An Ipsos MORI survey of housing associations, which between them provide homes for over two million people, found eight out of ten (84%) thought rent arrears would jump by an average of 51%. If reflected across the sector, this is an equivalent rise of £245m in rent arrears. Fifteen per cent of housing associations think their rent arrears could double.

Housing associations say the introduction of direct payment of benefit to tenants, the bedroom tax and the household benefit cap will have a substantial impact on the lives of residents and on their organisations. But more than half of associations (57%) worry that their tenants know hardly anything or nothing at all about the benefit changes.

Previous research by Policis for the National Housing Federation found almost a third of working age social tenants in Britain (one million people) will need extra support to help manage their budgets when, under Universal Credit, their housing benefit is no longer paid directly to landlords.

National Housing Federation Chief Executive David Orr says:

“Within a few short months, hundreds of thousands of low-income families will see their housing benefit cut as a result of the Welfare Reform Act. Many could fall behind on their rents, putting at risk the roof over their heads.

“Housing associations are doing their best in tough circumstances to cushion the blow for their residents. But there is still a lot of uncertainty, including in Government, as to the full impact of its reforms. We need more time to understand and prepare for the impact of these massive changes to the welfare system.
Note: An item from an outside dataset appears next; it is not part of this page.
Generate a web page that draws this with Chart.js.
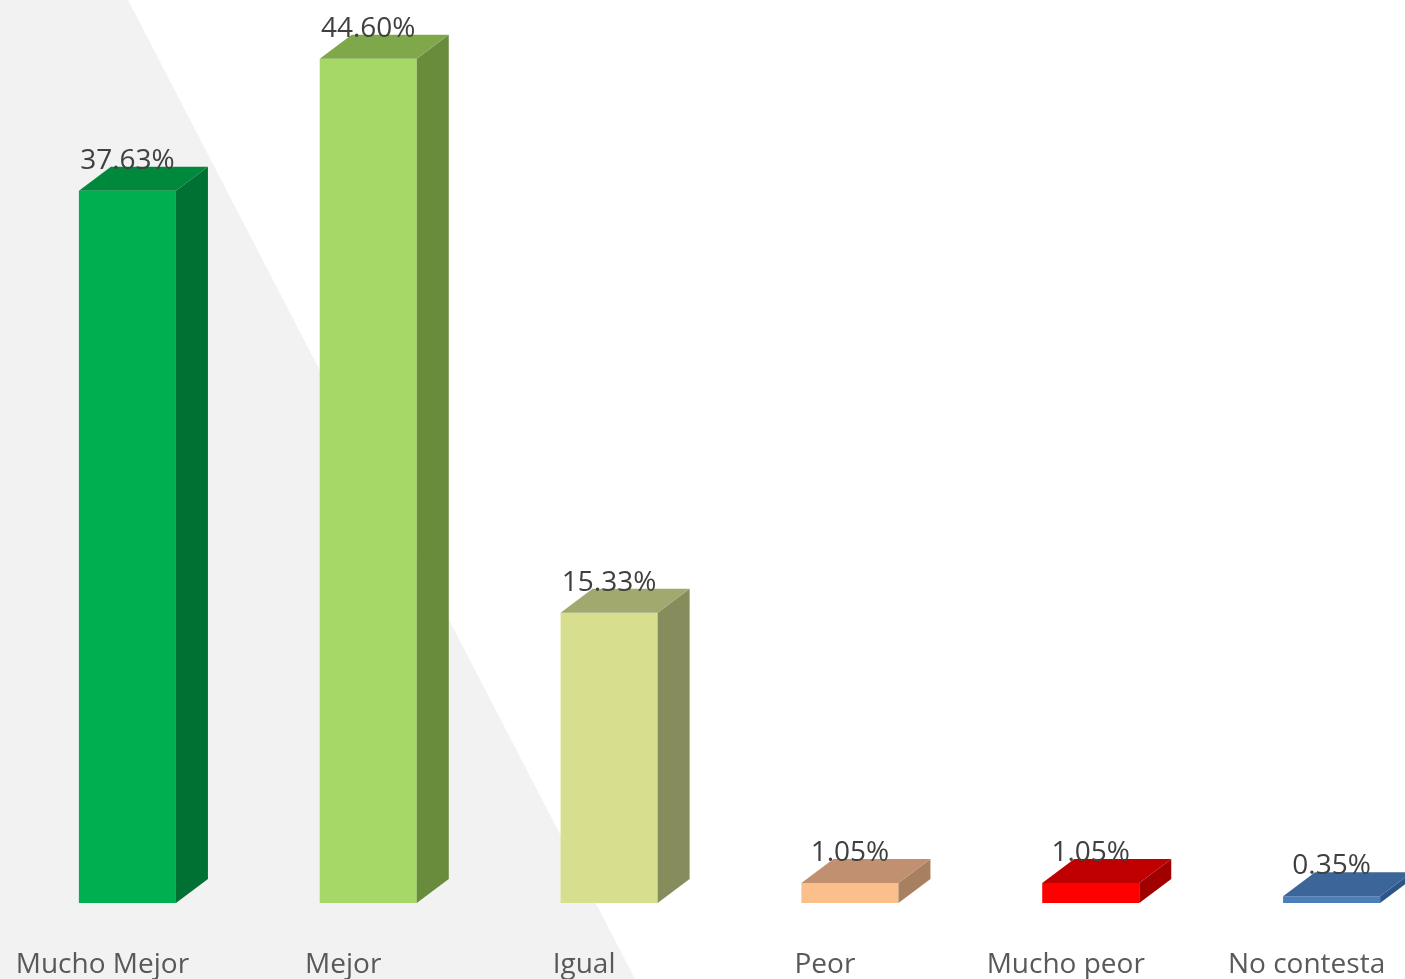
<!DOCTYPE html>
<html>
<head>
<meta charset="utf-8">
<script src="https://cdn.jsdelivr.net/npm/chart.js@4/dist/chart.umd.min.js"></script>
<style>
html,body{margin:0;padding:0;background:#fff;overflow:hidden;width:1405px;height:979px;}
canvas{display:block;}
</style>
</head>
<body>
<canvas id="c" width="1452" height="979"></canvas>
<script>
const categories = ["Mucho Mejor", "Mejor", "Igual", "Peor", "Mucho peor", "No contesta"];
const values = [37.63, 44.60, 15.33, 1.05, 1.05, 0.35];
const valueLabels = ["37.63%", "44.60%", "15.33%", "1.05%", "1.05%", "0.35%"];

const frontColors = ["#00b050", "#a6d867", "#d7df8f", "#fbbf8c", "#ff0000", "#4a7ebb"];
const sideColors  = ["#007033", "#698c3c", "#868c5c", "#a8805f", "#a00000", "#2f5588"];
const topColors   = ["#00883c", "#7ea84a", "#a2a96f", "#c09070", "#c00000", "#3c6699"];

const DX = 32, DY = -24;

const bgPlugin = {
  id: 'bg',
  beforeDraw(chart) {
    const ctx = chart.ctx;
    ctx.save();
    ctx.fillStyle = '#ffffff';
    ctx.fillRect(0, 0, chart.width, chart.height);
    ctx.fillStyle = '#f2f2f2';
    ctx.beginPath();
    ctx.moveTo(0, 0);
    ctx.lineTo(128, 0);
    ctx.lineTo(635, 979);
    ctx.lineTo(0, 979);
    ctx.closePath();
    ctx.fill();
    ctx.restore();
  }
};

const bar3d = {
  id: 'bar3d',
  afterDatasetsDraw(chart) {
    const ctx = chart.ctx;
    const meta = chart.getDatasetMeta(0);
    ctx.save();
    meta.data.forEach((el, i) => {
      const p = el.getProps(['x', 'y', 'base', 'width'], true);
      const l = p.x - p.width / 2, r = p.x + p.width / 2;
      ctx.fillStyle = sideColors[i];
      ctx.beginPath();
      ctx.moveTo(r, p.y);
      ctx.lineTo(r + DX, p.y + DY);
      ctx.lineTo(r + DX, p.base + DY);
      ctx.lineTo(r, p.base);
      ctx.closePath();
      ctx.fill();
      ctx.fillStyle = topColors[i];
      ctx.beginPath();
      ctx.moveTo(l, p.y);
      ctx.lineTo(l + DX, p.y + DY);
      ctx.lineTo(r + DX, p.y + DY);
      ctx.lineTo(r, p.y);
      ctx.closePath();
      ctx.fill();
    });
    ctx.fillStyle = '#404040';
    ctx.font = '28px "Open Sans"';
    ctx.textAlign = 'center';
    ctx.textBaseline = 'middle';
    meta.data.forEach((el, i) => {
      const p = el.getProps(['x', 'y'], true);
      ctx.fillText(valueLabels[i], p.x, p.y - 30);
    });
    ctx.restore();
  }
};

new Chart(document.getElementById('c'), {
  type: 'bar',
  data: {
    labels: categories,
    datasets: [{
      data: values,
      backgroundColor: frontColors,
      borderWidth: 0,
      categoryPercentage: 1.0,
      barPercentage: 0.403
    }]
  },
  options: {
    responsive: false,
    devicePixelRatio: 1,
    animation: false,
    layout: { padding: { left: 7, right: 0, top: 0, bottom: 0 } },
    plugins: { legend: { display: false }, tooltip: { enabled: false } },
    scales: {
      y: { display: false, min: 0, max: 47.7 },
      x: {
        grid: { display: false, drawTicks: false },
        border: { display: false },
        ticks: {
          color: '#595959',
          font: { family: 'Open Sans', size: 28 },
          padding: 45,
          labelOffset: -25,
          maxRotation: 0,
          autoSkip: false
        },
        afterFit(scale) {
          scale.height = 76;
          scale.paddingLeft = 0;
          scale.paddingRight = 0;
        }
      }
    }
  },
  plugins: [bgPlugin, bar3d]
});
</script>
</body>
</html>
“In these difficult times, the best way to help residents manage their finances is to allow them to continue having their support for housing costs paid direct to their landlord. Otherwise we are in danger of seeing rises in homelessness and families really struggling to make ends meet.”

Notes to editors:

  • The report draws on existing evidence and primary data collected from an online survey sent to Federation members - housing associations in England – which generated 232 returns.
  • Fieldwork took place between the 21 September and 5 November 2012 and responses have been weighted to be representative of the national profile of general needs stock owned and managed by region and by size of organisation
  • The survey presents evidence on the perceived impact on landlords prior to implementation, and is the first in a series of planned reports.
  • Housing associations were asked about their expectations of the potential effects of the new single benefit payment system, known as Universal Credit, the introduction of the bedroom tax and the direct payment of benefits to residents rather than landlords.
  • Of all the reforms, the introduction of direct payments to tenants is expected to have the biggest impact – more than 80% of housing associations say it will affect their organisations a great deal or a fair amount. The bedroom tax is anticipated to have a significant impact for more than 60% of associations. This rises to 80% in Yorkshire and Humberside and the East of England, and 82% in the East Midlands.
  • Housing associations are facing the challenges of welfare reform head on. More than four in five (83%) have considered the risks and opportunities, with the vast majority taking action, and many embedding welfare reform into their business planning and strategy development.
  • In 2013, associations are planning to spend an average of £50,000 each to prepare for the impact of welfare reform and this will nearly double in 2014.
  • Associations are increasing support for tenants as well as increasing resources to manage the anticipated increase in arrears. For example, over three quarters (76%) are providing extra money advice, two thirds are undertaking customer analysis to target under-occupiers with help and 61% are providing extra assistance to housing applicants.